Stored entries –

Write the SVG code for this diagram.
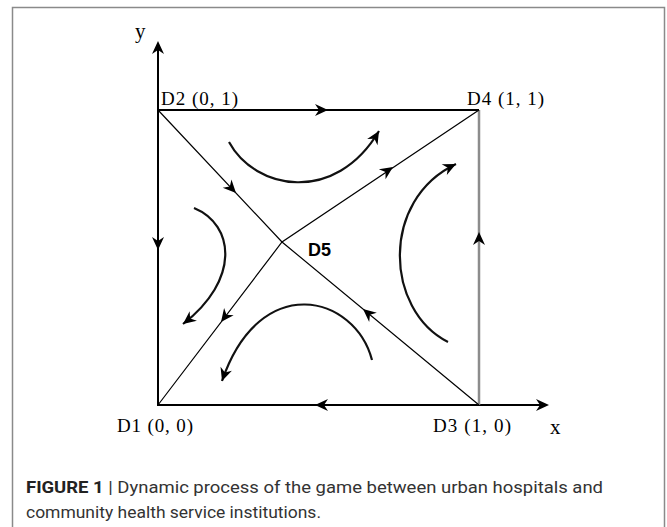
<svg xmlns="http://www.w3.org/2000/svg" xmlns:xlink="http://www.w3.org/1999/xlink" width="667" height="527" viewBox="0 0 667 527">
<style>
.frame{fill:#fff;stroke:#8a8a8a;stroke-width:1.5}
.axis{stroke:#000;stroke-width:2;fill:none}
.edge{stroke:#000;stroke-width:2;fill:none}
.gray{stroke:#8c8c8c;stroke-width:2.5;fill:none}
.diag{stroke:#000;stroke-width:1.2;fill:none}
.flow{stroke:#111;stroke-width:2.2;fill:none;marker-end:url(#arr)}
.lbl{font-family:"Liberation Serif",serif;font-size:19px;fill:#000}
.ax{font-family:"Liberation Serif",serif;font-size:21px;fill:#000}
.d5{font-family:"Liberation Sans",Arial,sans-serif;font-size:18px;font-weight:bold;fill:#000}
.cap{font-family:Roboto,"Liberation Sans",sans-serif;font-size:16px;fill:#333}
</style>
<defs>
<path id="ah" d="M0,0 L-13,-6 L-9,0 L-13,6 Z" fill="#000"/>
<marker id="arr" viewBox="-14 -7 15 14" refX="0" refY="0" markerWidth="15" markerHeight="14" markerUnits="userSpaceOnUse" orient="auto">
<path d="M0,0 L-13,-6 L-9,0 L-13,6 Z" fill="#000"/>
</marker>
</defs>
<rect class="frame" x="12.5" y="7.5" width="652" height="522"/>
<g id="connectors">
<line class="axis" x1="158" y1="405" x2="158" y2="44"/>
<line class="axis" x1="157" y1="405" x2="546" y2="405"/>
<line class="edge" x1="158" y1="110" x2="479" y2="110"/>
<line class="gray" x1="479" y1="110" x2="479" y2="405"/>
<polyline class="diag" points="158,110 282,242 479,405"/>
<polyline class="diag" points="158,405 282,242 479,110"/>
<use xlink:href="#ah" transform="translate(158,41) rotate(-90)"/>
<use xlink:href="#ah" transform="translate(549,405)"/>
<use xlink:href="#ah" transform="translate(328,110)"/>
<use xlink:href="#ah" transform="translate(158,250) rotate(90)"/>
<use xlink:href="#ah" transform="translate(479,232) rotate(-90)"/>
<use xlink:href="#ah" transform="translate(315,405) rotate(180)"/>
<use xlink:href="#ah" transform="translate(236,193) rotate(46.8)"/>
<use xlink:href="#ah" transform="translate(393,167) rotate(-33.8)"/>
<use xlink:href="#ah" transform="translate(363,309) rotate(-140.4)"/>
<use xlink:href="#ah" transform="translate(221,322) rotate(127.3)"/>
<path class="flow" d="M229,142 C255,190 335,205 379,131"/>
<path class="flow" d="M194,208 C235,225 240,280 183,324"/>
<path class="flow" d="M372,360 C355,295 260,270 222,381"/>
<path class="flow" d="M448,342 C385,310 380,200 456,164"/>
</g>
<g id="axis-y"><text class="ax" x="135" y="38">y</text></g>
<g id="axis-x"><text class="ax" x="550" y="434">x</text></g>
<g id="D2"><text class="lbl" x="161" y="105" textLength="77">D2 (0, 1)</text></g>
<g id="D4"><text class="lbl" x="467" y="105" textLength="77">D4 (1, 1)</text></g>
<g id="D1"><text class="lbl" x="117" y="432" textLength="76">D1 (0, 0)</text></g>
<g id="D3"><text class="lbl" x="433" y="432" textLength="78">D3 (1, 0)</text></g>
<g id="D5"><text class="d5" x="308" y="256">D5</text></g>
<g id="caption">
<text class="cap" x="26" y="493" textLength="577" lengthAdjust="spacingAndGlyphs"><tspan font-weight="bold" fill="#222">FIGURE 1</tspan> | Dynamic process of the game between urban hospitals and</text>
<text class="cap" x="26" y="518" textLength="295" lengthAdjust="spacingAndGlyphs">community health service institutions.</text>
</g>
</svg>
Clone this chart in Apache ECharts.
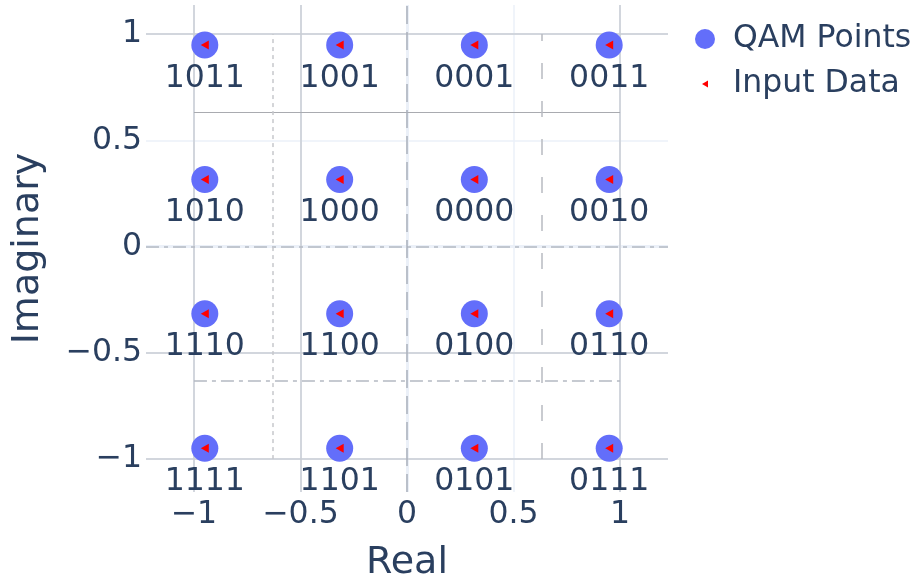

Objective – Read the lines above. Gather those in which the string "this" is found.

Answer in full –
Write the SVG code for this diagram.
Clone this chart in Apache ECharts.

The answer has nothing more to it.